BNPL transactions in Australia were worth about $11.5 billion, 1.7 per cent of credit and debit card transactions, in the year to 30 June 2021, according to Reserve Bank estimates.
One of the reasons for the rapid uptake of BNPL services, and their providers success, is the lack of barriers to their use. BNPL providers can extend credit without the checks and balances that constrain conventional credit providers.
Another payment innovation spawned by digital technology is the smart contract. These use the blockchain to enable two parties to implement a binding agreement instantaneously, without needing to pay lawyers, involve banks or any other intermediary, and without scrutiny by regulators.
The blockchain, of course, is the technology underpinning the most revolutionary financial creation of digital technology: cryptocurrency. From being purely the province of technophobes, it is now almost mainstream, especially in those parts of the world where traditional banking services are not readily available, such as South America, Africa, and some Asian countries.
All these financial manifestations of digital technology have one thing in common: they disintermediate traditional financial services providers and new sources of funds for consumers.
The established players will not sit back and let this disintermediation continue, but they need to determine their most appropriate responses and then execute on them. Of course, they will turn to the same digital technologies as used by their new adversaries. They must learn to leverage the same innovations find a role for themselves in the world of friction-free transactions.

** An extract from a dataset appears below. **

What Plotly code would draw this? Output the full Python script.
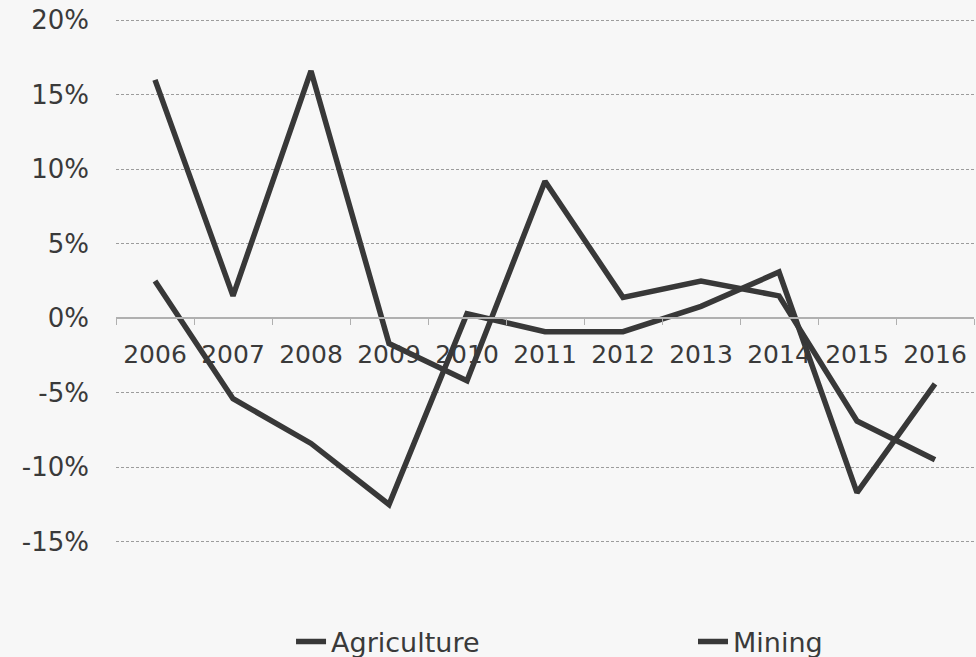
import plotly.graph_objects as go

# Annual growth rates by sector
years = ["2006", "2007", "2008", "2009", "2010", "2011",
         "2012", "2013", "2014", "2015", "2016"]
agriculture = [2.5, -5.4, -8.4, -12.5, 0.3, -0.9, -0.9, 0.8, 3.1, -11.7, -4.4]
mining = [16.0, 1.5, 16.6, -1.7, -4.2, 9.2, 1.4, 2.5, 1.5, -6.9, -9.5]

y_ticks = [-0.15, -0.10, -0.05, 0.0, 0.05, 0.10, 0.15, 0.20]
y_tick_labels = ["-15%", "-10%", "-5%", "0%", "5%", "10%", "15%", "20%"]

# small padding so the outermost gridlines are still drawn
y_min, y_max = -0.1515, 0.2015
line_color = "#383838"
text_color = "#3a3a3a"
font_family = "DejaVu Sans, Verdana, sans-serif"

fig = go.Figure()
series = [("Agriculture", agriculture, "legend"), ("Mining", mining, "legend2")]
for name, values, legend_id in series:
    fig.add_trace(go.Scatter(
        x=years,
        y=[v / 100 for v in values],
        name=name,
        mode="lines",
        line=dict(color=line_color, width=5.5),
        legend=legend_id,
    ))

legend_common = dict(
    orientation="h",
    xanchor="left",
    yref="container",
    y=1 - 642 / 657,
    yanchor="middle",
    font=dict(size=27, color=text_color),
    bgcolor="rgba(0,0,0,0)",
)

fig.update_layout(
    width=976,
    height=657,
    margin=dict(l=116, r=2, t=18, b=113),
    paper_bgcolor="#f7f7f7",
    plot_bgcolor="#f7f7f7",
    font=dict(family=font_family, size=25, color=text_color),
    showlegend=True,
    legend=dict(x=0.204, **legend_common),
    legend2=dict(x=0.6725, **legend_common),
)

# Category axis crossing the value axis at zero
fig.update_xaxes(
    type="category",
    range=[-0.5, 10.5],
    anchor="free",
    position=(0 - y_min) / (y_max - y_min),
    showline=True,
    linecolor="#b0b0b0",
    linewidth=1.5,
    showgrid=False,
    ticks="outside",
    tickson="boundaries",
    ticklen=6,
    tickcolor="#b0b0b0",
    ticklabelstandoff=14,
    tickfont=dict(size=25, color=text_color),
)

fig.update_yaxes(
    range=[y_min, y_max],
    tickmode="array",
    tickvals=y_ticks,
    ticktext=y_tick_labels,
    showgrid=True,
    gridcolor="#9c9c9c",
    gridwidth=1,
    griddash="3px,2px",
    zeroline=False,
    showline=False,
    ticklabelstandoff=26,
    tickfont=dict(size=26, color=text_color),
)

fig.write_html("out.html")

To do this they need to integrate their existing systems with the new systems and data sources that underpin these new financial services. This means they need APIs and a platform to support them.
Such a platform must enable them to partner with new fintech companies, reduce their costs and reduce time to market for new financial products. It must allow them to create the secure omnichannel services that customers demand.
Customers should be able to easily switch the channels through which they interact with their bank. This platform should also enable banks to leverage into this new world the strengths and expertise gained from their long-established roles, for example, their skills at fraud detection and mitigation, and mining customer data.
The right platform will enable banks to achieve these goals without resorting to complex integrations and writing masses of code. It will provide an orchestration layer that removes the barriers between silos, and the friction that annoys customers.
If they can successfully deploy such a platform, they gain an immediate advantage over their less nimble competitors. They can innovate more rapidly create more significant differentiation.
A classic example of this approach by an established player is SIBS, the leading payments processor in Portugal. SIBS used an API infrastructure to create a unique customer experience. It built a highly innovative open banking platform from the ground up that revolutionised the operations of more than 20 financial institutions in Portugal. It also created a digital wallet app and a digital marketplace that banks could offer their customers.
One of Australia’s newer banks, Bank Australia—a former credit union that became Bank Australia in 2015—offers on its website details of all the APIs available to other organisations that, with customers’ permission, enable access to a wide range of information the bank has about the customer, such as a list of the customer’s accounts, details of specific transactions, and account balances.
Digital payments are more than customer convenience. They represent the underpinnings of global growth, facilitating access to new markets, providing the first alternative to cash transactions for the unbanked millions in poor countries and they create new opportunities for traditional banks if those banks can get the right foundations in place and develop their plans for success in this brave new world.